Obama's black friends weren't the only ones urging him to be a little more pulpit and a little less lecture hall. Abner Mikva was on his case about it, too. Preaching wasn't Obama's natural style, but he was going to have to learn if he wanted to light up black audiences outside Hyde Park.

“You've got to get into those black churches,” Mikva ordered Obama. “You've got to spend more time there. You know, Dr. King never pulled his punches, but he said it in a way black people understood.”

Then Mikva told a story from his own day, about something Cardinal Richard Cushing, Archbishop of Boston, said to John F. Kennedy after the 1960 West Virginia primary.

“Jack,” Cushing had said, “Jack, from now on be more Irish and less Harvard.”

Obama, he was suggesting, needed to be more black and less U of C.

Even by mid-2002, Obama was getting an idea of whom he'd be facing in the Democratic primary. Gery Chico, a Latino lawyer who had served as president of the Chicago Board of Education, was talking about running. So was Cook County treasurer Maria Pappas. His most formidable opponent looked to be state comptroller Dan Hynes, the scion of a Southwest Side Irish political family. Hynes would be the Machine candidate: His father, former Illinois senate president Thomas Hynes, had served with the current Mayor Daley in Springfield. They'd even shared an apartment. The labor unions, ward bosses, and Downstate county chairs, with their battalions of door knockers, would be backing Hynes, who was only thirty-three years old but already having a political midlife crisis as he tried to escape his second-tier state office.

Obama could see the constituencies he'd need to win: blacks and liberal whites, the same folks who'd elected Harold. That fall, as President George W. Bush began threatening Iraq with war, Obama got his chance to impress the latter crowd.
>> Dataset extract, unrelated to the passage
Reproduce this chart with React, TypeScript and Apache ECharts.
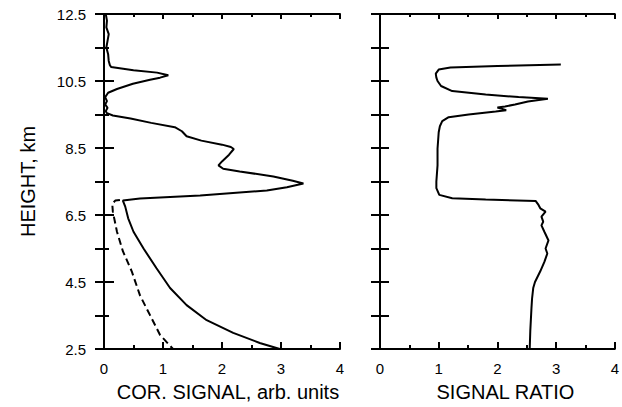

There were already plenty of connections between Obama and the white progressives who'd learned their politics in the 1960s antiwar movement. Jerry Kellman liked to joke that he'd “majored in protesting” at the University of Wisconsin. Judd Miner practically embodied white liberalism in Chicago. And, of course, there was Bill Ayers. Although Obama was an Alinsky organizer, many of the community groups he worked with had been formed during the sixties, as expressions of the era's People Power ethos. The Progressive Chicago Area Network, born from the demonstrations at the 1968 Democratic National Convention, produced some of the biggest players in Harold Washington's campaign, including Al Raby, another of Obama's mentors.

The Democratic convention and the election of Harold Washington had been left-wing Chicago's greatest moments. After Washington died, the movement became dormant, its members concentrating on their careers as journalists, professors, lawyers, politicians, and foundation presidents. They kept up with each other through the pages of the
Reader
, an alternative weekly founded in 1971. (And, of course, the first citywide paper to notice Obama.)

While at Davis, Miner, Obama had met an advertising/PR professional named Marilyn Katz, who had run the media campaign for Harold Washington's mayoral run. Katz was a friend of Bettylu Saltzman, the daughter of a megamillionaire real estate developer. A former aide to Paul Simon, Saltzman had used her family fortune to become one of Chicago's most benevolent Democratic donors. She was also acquainted with David Axelrod, Chicago's number one political consultant, who had begun his career on Simon's 1984 Senate campaign. Saltzman was exactly the kind of white person Obama wanted to meet.